Menurut Firman, setiap hari ada saja kapal yang tersangkut atau kandas ketika hendak keluar ataupun masuk pelabuhan. Kondisi ini sudah berlangsung sejak pelabuhan itu diresmikan pada Desember 2015 oleh Wakil Presiden Jusuf Kalla. Para nelayan sudah beberapa kali melaporkan kondisi tersebut ke pihak terkait.
"Setiap hari nyangkut. Tapi rusak belum karena tunggu air pasang baru lewat. Tapi kendalanya, kami waktu mau bongkar atau muat nggak bisa keluar, harus tunggu air pasang," jelas Firman.
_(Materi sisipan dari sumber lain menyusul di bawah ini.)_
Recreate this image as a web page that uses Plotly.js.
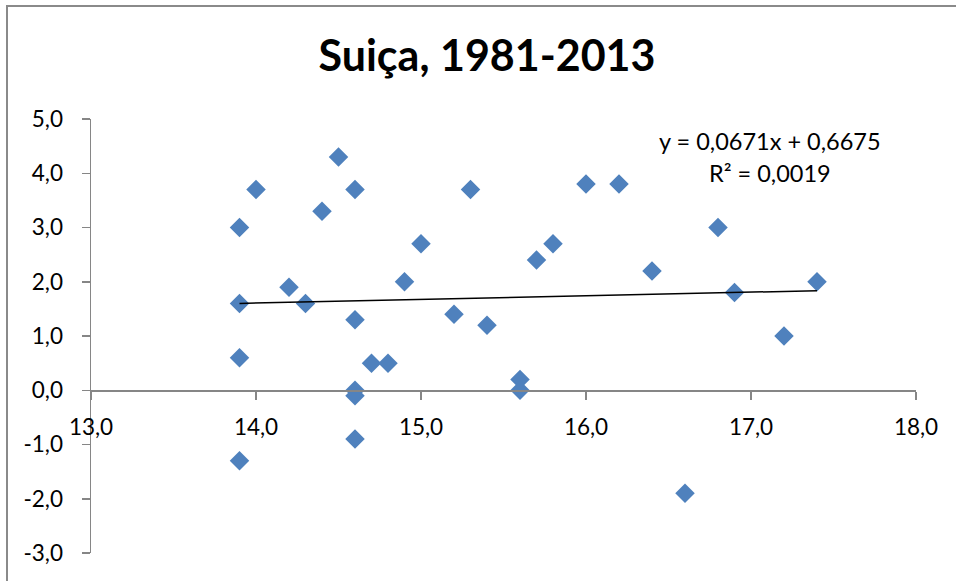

"Ini bukan merugikan lagi. Kadang-kadang kami harus tambah es lagi untuk nunggu air pasang satu hari. Kadang-kadang mau keluar sore harus nunggu pagi lagi," ungkap Firman diamini sejumlah nelayan lain.
Selain kolam pelabuhan dangkal, fasilitas di pelabuhan dinilainya masih kurang memadai. Ia mencontohkan lampu banyak yang mati sehingga menyulitkan mereka bongkar-muat saat malam hari.
"Di sini ada 200 lebih kapal. Fasilitas di sini kurang memadai, lampu kadang hidup kadang mati. Bongkar-muat berat sekali," jelas Firman. (agse/rvk)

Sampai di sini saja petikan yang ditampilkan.